§ What the task asks:
Could you write out the records below exactly as they appear, leaving out any pictures?
- - - - - - -
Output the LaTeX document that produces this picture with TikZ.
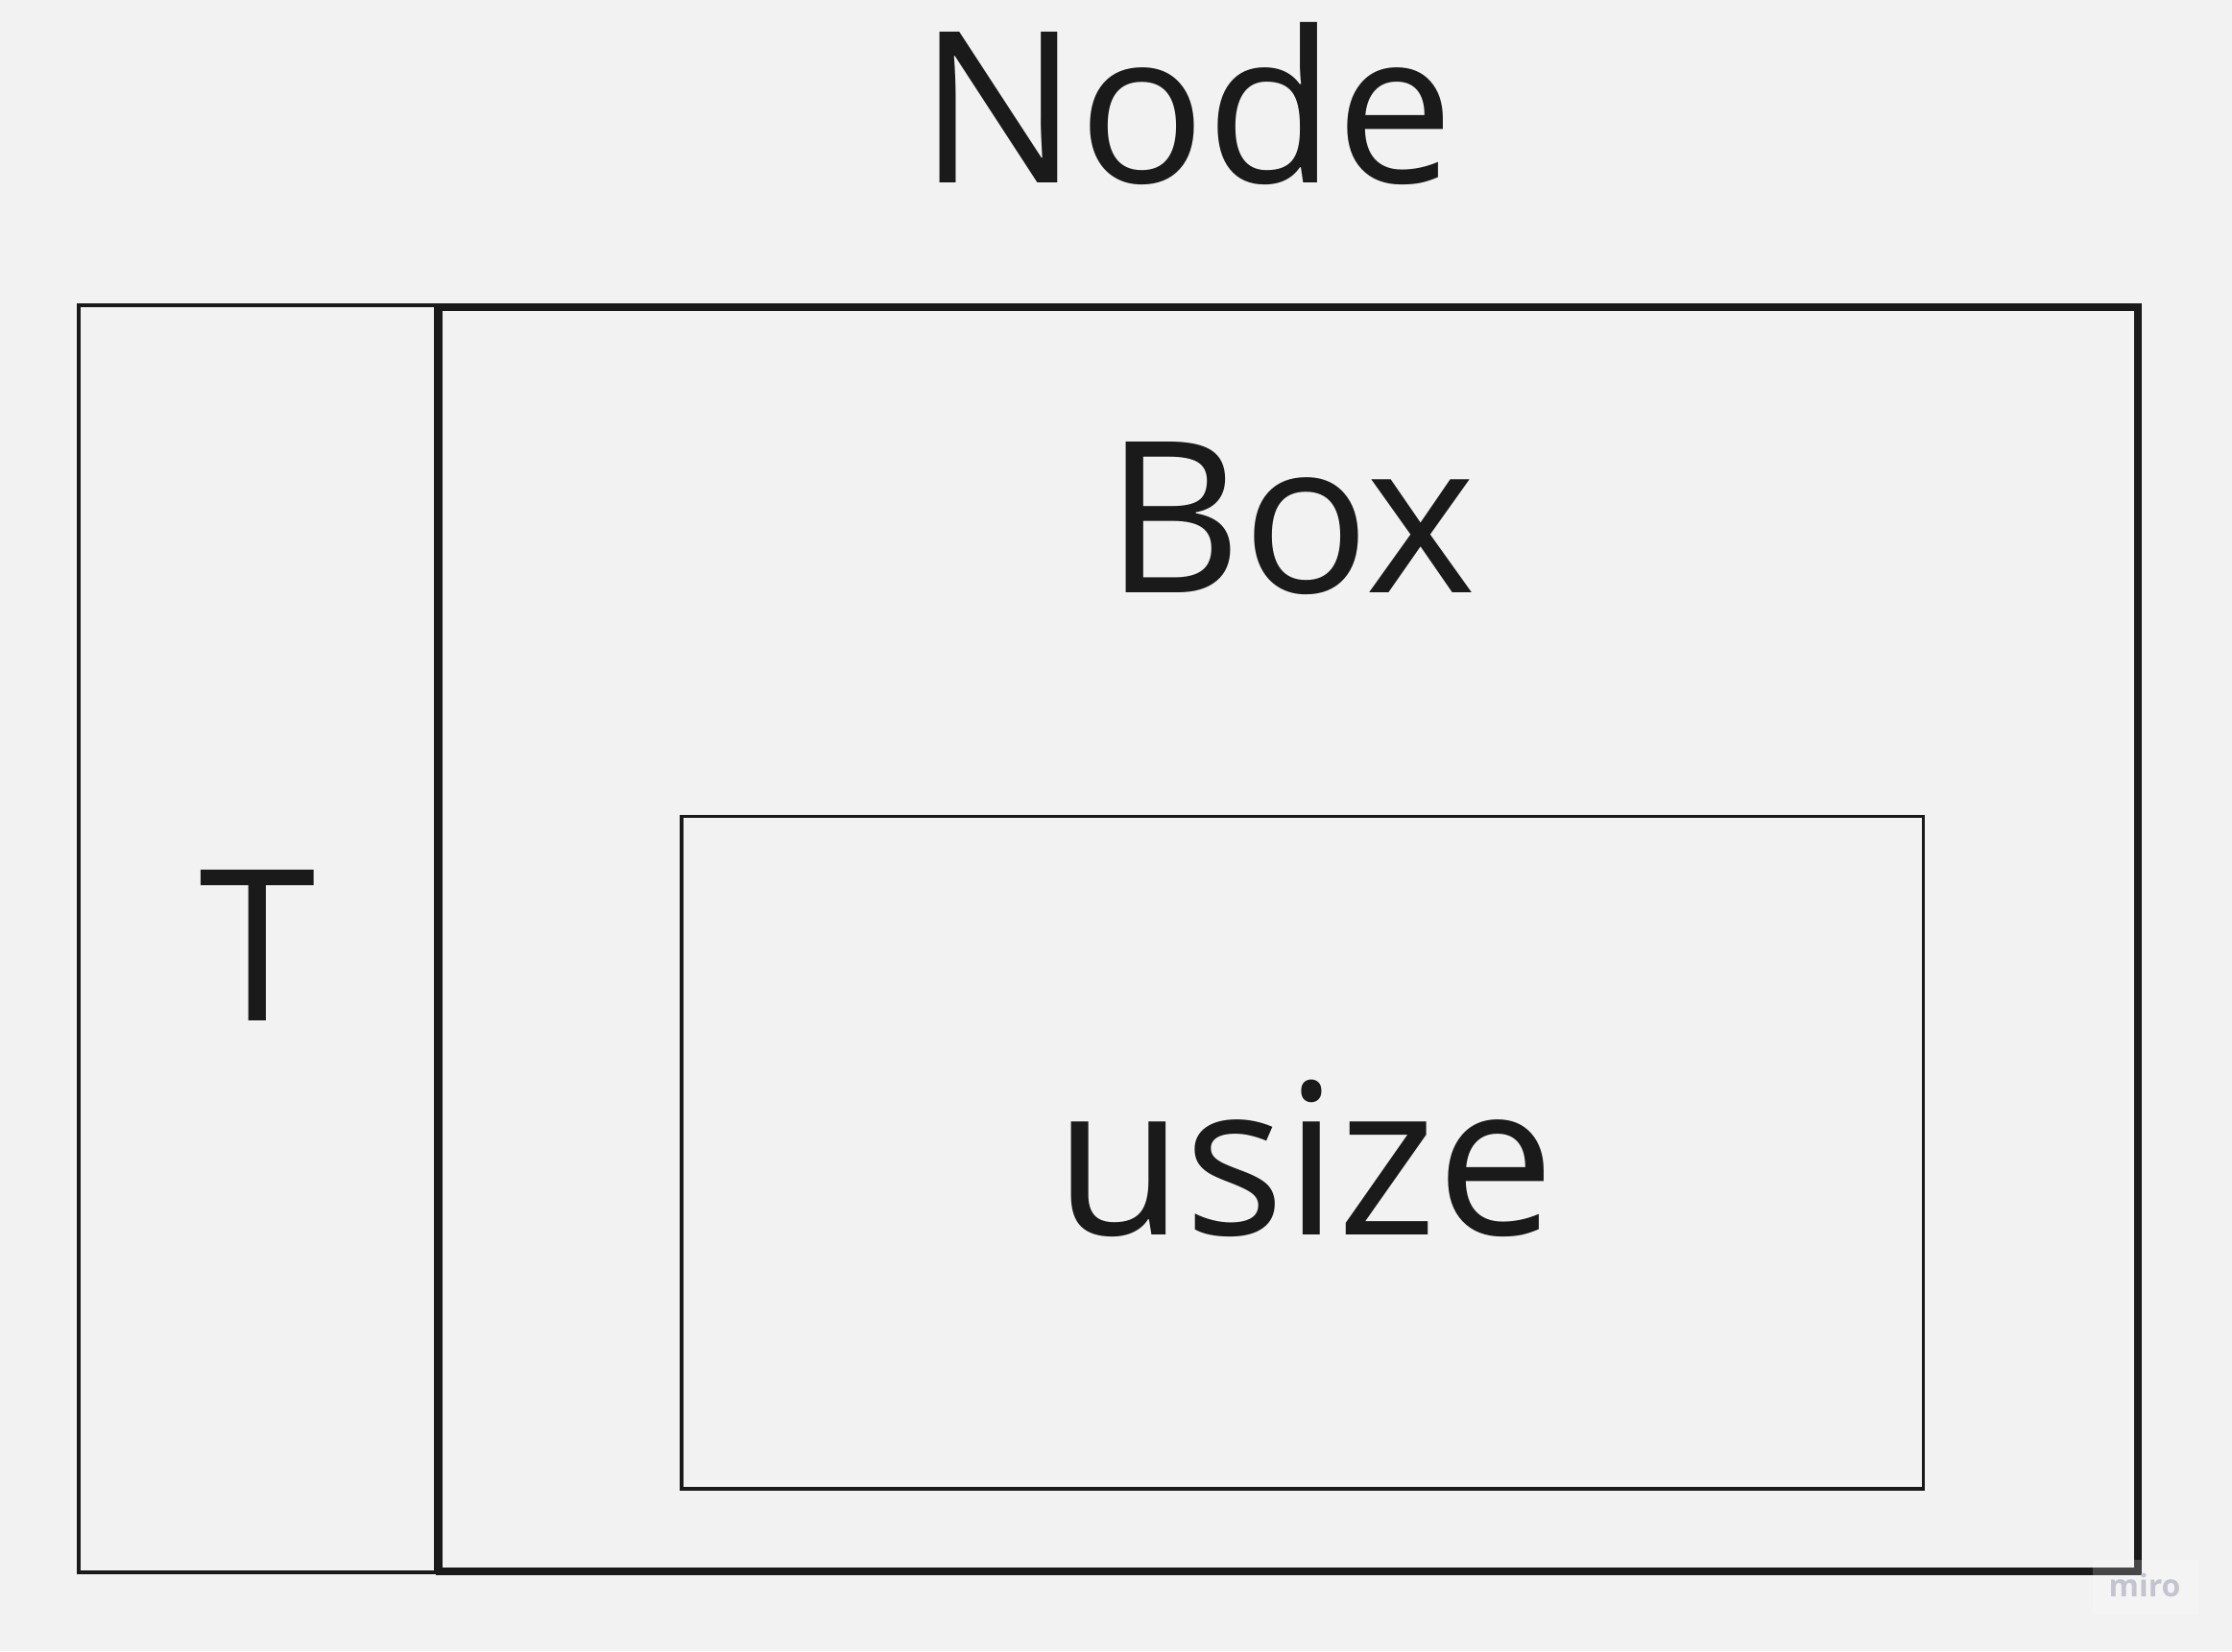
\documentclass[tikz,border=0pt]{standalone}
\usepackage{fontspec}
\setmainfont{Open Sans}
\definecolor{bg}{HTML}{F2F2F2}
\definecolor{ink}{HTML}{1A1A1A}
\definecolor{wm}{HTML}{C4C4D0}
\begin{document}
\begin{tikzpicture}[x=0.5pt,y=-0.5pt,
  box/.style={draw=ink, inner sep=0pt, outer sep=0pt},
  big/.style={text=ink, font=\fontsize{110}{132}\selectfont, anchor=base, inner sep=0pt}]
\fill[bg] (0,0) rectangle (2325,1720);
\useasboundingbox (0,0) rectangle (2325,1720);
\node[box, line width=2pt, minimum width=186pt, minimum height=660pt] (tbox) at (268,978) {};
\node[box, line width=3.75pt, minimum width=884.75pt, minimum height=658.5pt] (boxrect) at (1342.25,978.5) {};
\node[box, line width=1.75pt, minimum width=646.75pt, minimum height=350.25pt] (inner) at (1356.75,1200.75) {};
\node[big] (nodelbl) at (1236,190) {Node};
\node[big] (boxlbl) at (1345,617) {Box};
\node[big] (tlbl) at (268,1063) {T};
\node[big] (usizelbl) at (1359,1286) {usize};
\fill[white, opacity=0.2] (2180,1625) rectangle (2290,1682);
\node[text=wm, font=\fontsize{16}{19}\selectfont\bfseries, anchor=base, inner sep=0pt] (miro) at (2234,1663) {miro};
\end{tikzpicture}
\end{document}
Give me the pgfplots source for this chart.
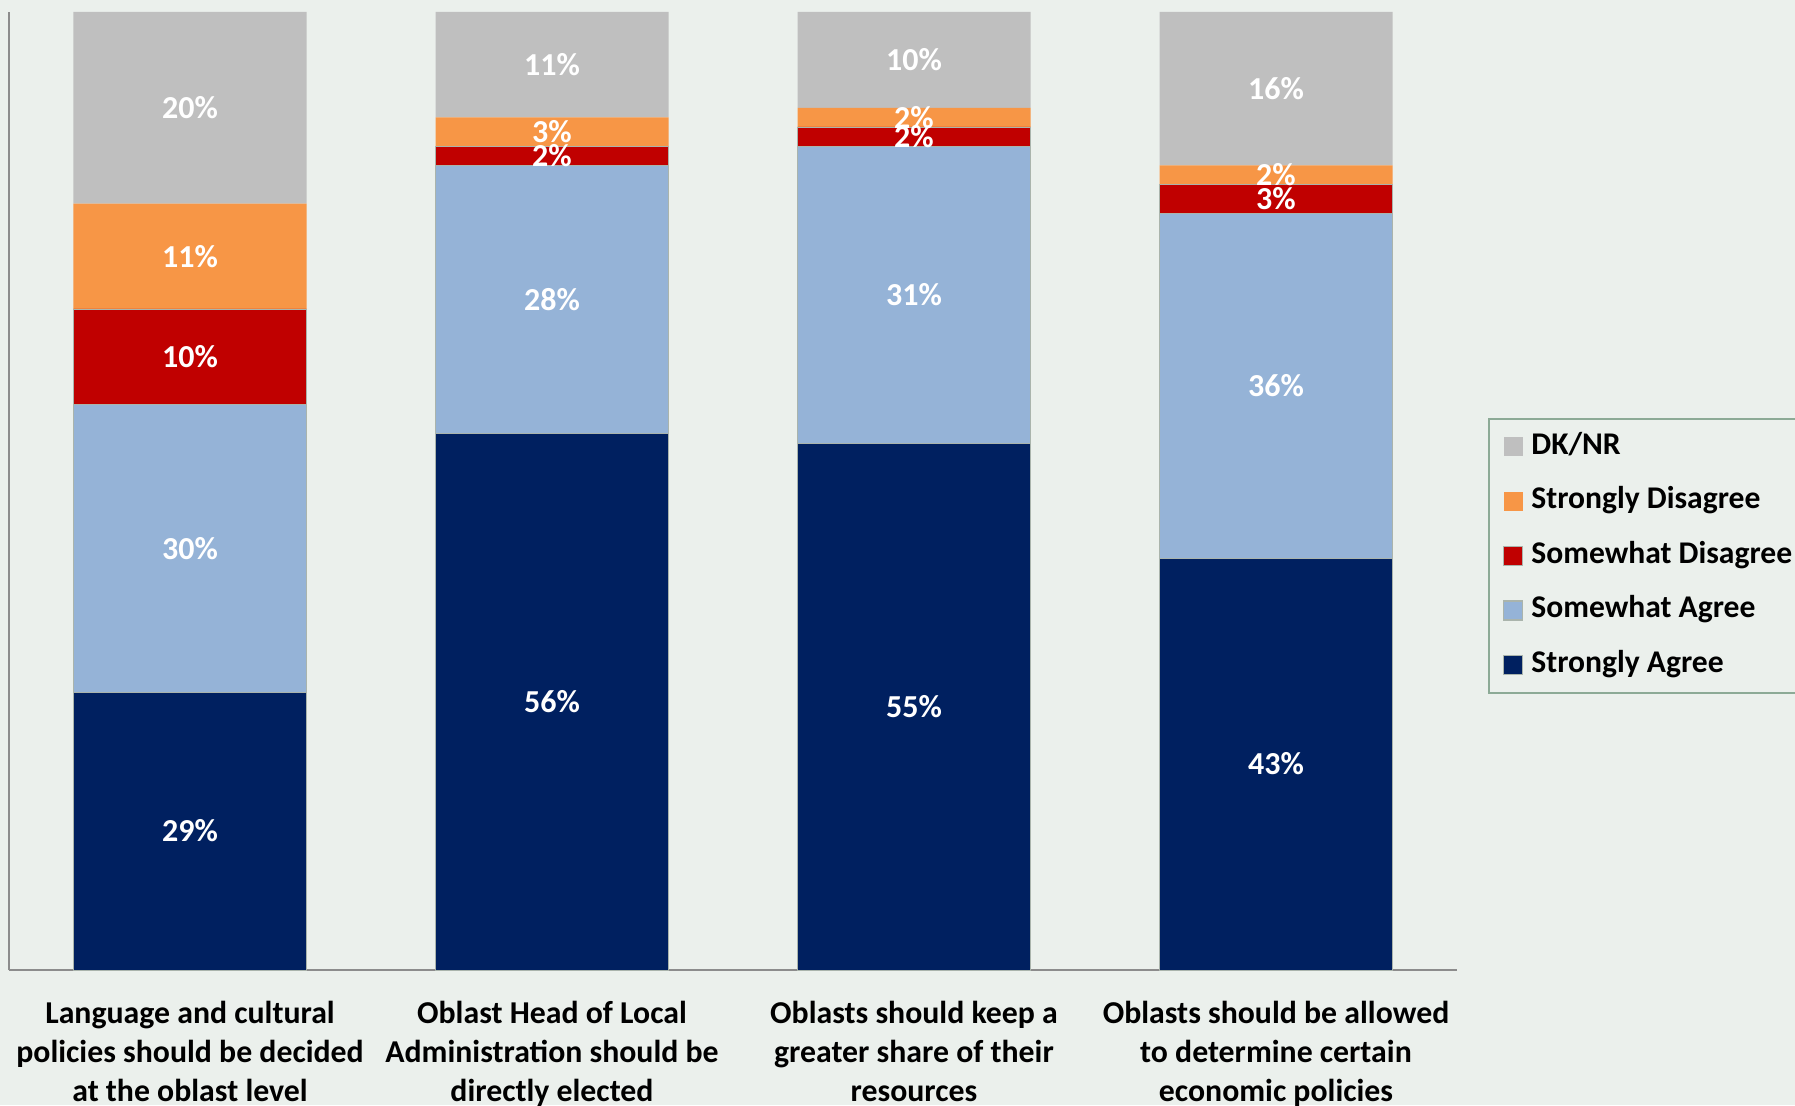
- - - - - - -
§ Task solution:
Output the LaTeX document that produces this picture with TikZ.
\documentclass[tikz,border=0pt]{standalone}
\usepackage{fontspec}
\setmainfont{Open Sans}
\definecolor{bg}{HTML}{F2F2F2}
\definecolor{ink}{HTML}{1A1A1A}
\definecolor{wm}{HTML}{C4C4D0}
\begin{document}
\begin{tikzpicture}[x=0.5pt,y=-0.5pt,
  box/.style={draw=ink, inner sep=0pt, outer sep=0pt},
  big/.style={text=ink, font=\fontsize{110}{132}\selectfont, anchor=base, inner sep=0pt}]
\fill[bg] (0,0) rectangle (2325,1720);
\useasboundingbox (0,0) rectangle (2325,1720);
\node[box, line width=2pt, minimum width=186pt, minimum height=660pt] (tbox) at (268,978) {};
\node[box, line width=3.75pt, minimum width=884.75pt, minimum height=658.5pt] (boxrect) at (1342.25,978.5) {};
\node[box, line width=1.75pt, minimum width=646.75pt, minimum height=350.25pt] (inner) at (1356.75,1200.75) {};
\node[big] (nodelbl) at (1236,190) {Node};
\node[big] (boxlbl) at (1345,617) {Box};
\node[big] (tlbl) at (268,1063) {T};
\node[big] (usizelbl) at (1359,1286) {usize};
\fill[white, opacity=0.2] (2180,1625) rectangle (2290,1682);
\node[text=wm, font=\fontsize{16}{19}\selectfont\bfseries, anchor=base, inner sep=0pt] (miro) at (2234,1663) {miro};
\end{tikzpicture}
\end{document}
Give me the pgfplots source for this chart.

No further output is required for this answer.